▸ Task details
In your copy, include every line of the listing below exactly but none of the pictures.

▸ Supplied data
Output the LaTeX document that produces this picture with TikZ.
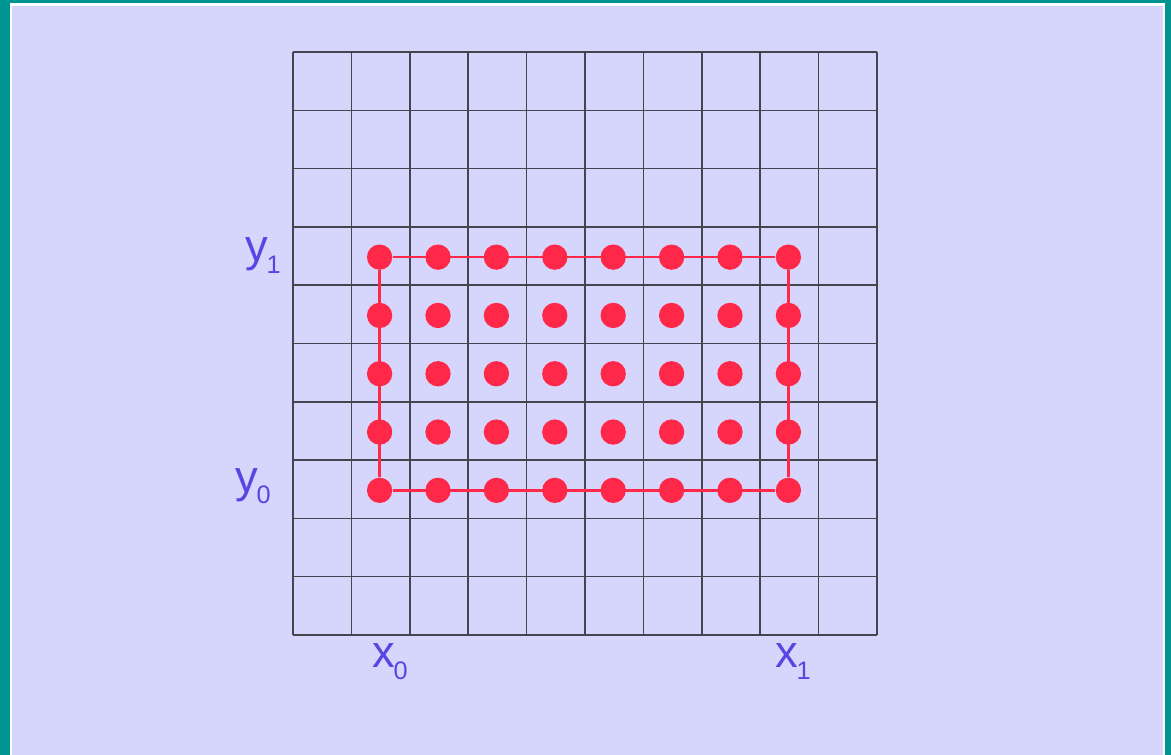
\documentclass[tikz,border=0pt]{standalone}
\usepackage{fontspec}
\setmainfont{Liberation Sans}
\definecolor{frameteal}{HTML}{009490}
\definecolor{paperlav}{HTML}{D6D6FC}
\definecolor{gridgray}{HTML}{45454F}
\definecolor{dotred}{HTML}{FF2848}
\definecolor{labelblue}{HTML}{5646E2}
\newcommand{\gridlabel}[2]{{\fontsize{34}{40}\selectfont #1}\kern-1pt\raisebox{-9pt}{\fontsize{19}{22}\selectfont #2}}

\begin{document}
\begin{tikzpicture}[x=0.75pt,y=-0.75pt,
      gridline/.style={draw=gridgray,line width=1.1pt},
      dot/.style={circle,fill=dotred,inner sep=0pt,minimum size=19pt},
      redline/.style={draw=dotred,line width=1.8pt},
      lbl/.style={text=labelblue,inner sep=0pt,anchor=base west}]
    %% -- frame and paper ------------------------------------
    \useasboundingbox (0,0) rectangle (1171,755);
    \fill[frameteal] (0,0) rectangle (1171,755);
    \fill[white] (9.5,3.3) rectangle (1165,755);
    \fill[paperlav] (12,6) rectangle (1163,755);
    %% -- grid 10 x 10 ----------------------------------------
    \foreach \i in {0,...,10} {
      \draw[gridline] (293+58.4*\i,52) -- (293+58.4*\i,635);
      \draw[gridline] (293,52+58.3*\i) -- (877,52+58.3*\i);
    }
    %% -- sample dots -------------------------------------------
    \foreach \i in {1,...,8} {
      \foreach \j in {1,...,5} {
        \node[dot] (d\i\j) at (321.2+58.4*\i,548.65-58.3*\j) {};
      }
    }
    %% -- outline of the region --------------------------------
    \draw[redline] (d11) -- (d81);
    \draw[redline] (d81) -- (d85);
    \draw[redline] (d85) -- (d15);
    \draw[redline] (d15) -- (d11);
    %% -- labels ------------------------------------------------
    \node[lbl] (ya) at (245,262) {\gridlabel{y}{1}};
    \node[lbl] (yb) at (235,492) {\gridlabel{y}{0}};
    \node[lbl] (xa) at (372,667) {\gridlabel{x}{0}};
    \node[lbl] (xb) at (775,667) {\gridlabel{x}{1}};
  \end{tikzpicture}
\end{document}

▸ Response
Output the LaTeX document that produces this picture with TikZ.
\documentclass[tikz,border=0pt]{standalone}
\usepackage{fontspec}
\setmainfont{Liberation Sans}
\definecolor{frameteal}{HTML}{009490}
\definecolor{paperlav}{HTML}{D6D6FC}
\definecolor{gridgray}{HTML}{45454F}
\definecolor{dotred}{HTML}{FF2848}
\definecolor{labelblue}{HTML}{5646E2}
\newcommand{\gridlabel}[2]{{\fontsize{34}{40}\selectfont #1}\kern-1pt\raisebox{-9pt}{\fontsize{19}{22}\selectfont #2}}

\begin{document}
\begin{tikzpicture}[x=0.75pt,y=-0.75pt,
      gridline/.style={draw=gridgray,line width=1.1pt},
      dot/.style={circle,fill=dotred,inner sep=0pt,minimum size=19pt},
      redline/.style={draw=dotred,line width=1.8pt},
      lbl/.style={text=labelblue,inner sep=0pt,anchor=base west}]
    %% -- frame and paper ------------------------------------
    \useasboundingbox (0,0) rectangle (1171,755);
    \fill[frameteal] (0,0) rectangle (1171,755);
    \fill[white] (9.5,3.3) rectangle (1165,755);
    \fill[paperlav] (12,6) rectangle (1163,755);
    %% -- grid 10 x 10 ----------------------------------------
    \foreach \i in {0,...,10} {
      \draw[gridline] (293+58.4*\i,52) -- (293+58.4*\i,635);
      \draw[gridline] (293,52+58.3*\i) -- (877,52+58.3*\i);
    }
    %% -- sample dots -------------------------------------------
    \foreach \i in {1,...,8} {
      \foreach \j in {1,...,5} {
        \node[dot] (d\i\j) at (321.2+58.4*\i,548.65-58.3*\j) {};
      }
    }
    %% -- outline of the region --------------------------------
    \draw[redline] (d11) -- (d81);
    \draw[redline] (d81) -- (d85);
    \draw[redline] (d85) -- (d15);
    \draw[redline] (d15) -- (d11);
    %% -- labels ------------------------------------------------
    \node[lbl] (ya) at (245,262) {\gridlabel{y}{1}};
    \node[lbl] (yb) at (235,492) {\gridlabel{y}{0}};
    \node[lbl] (xa) at (372,667) {\gridlabel{x}{0}};
    \node[lbl] (xb) at (775,667) {\gridlabel{x}{1}};
  \end{tikzpicture}
\end{document}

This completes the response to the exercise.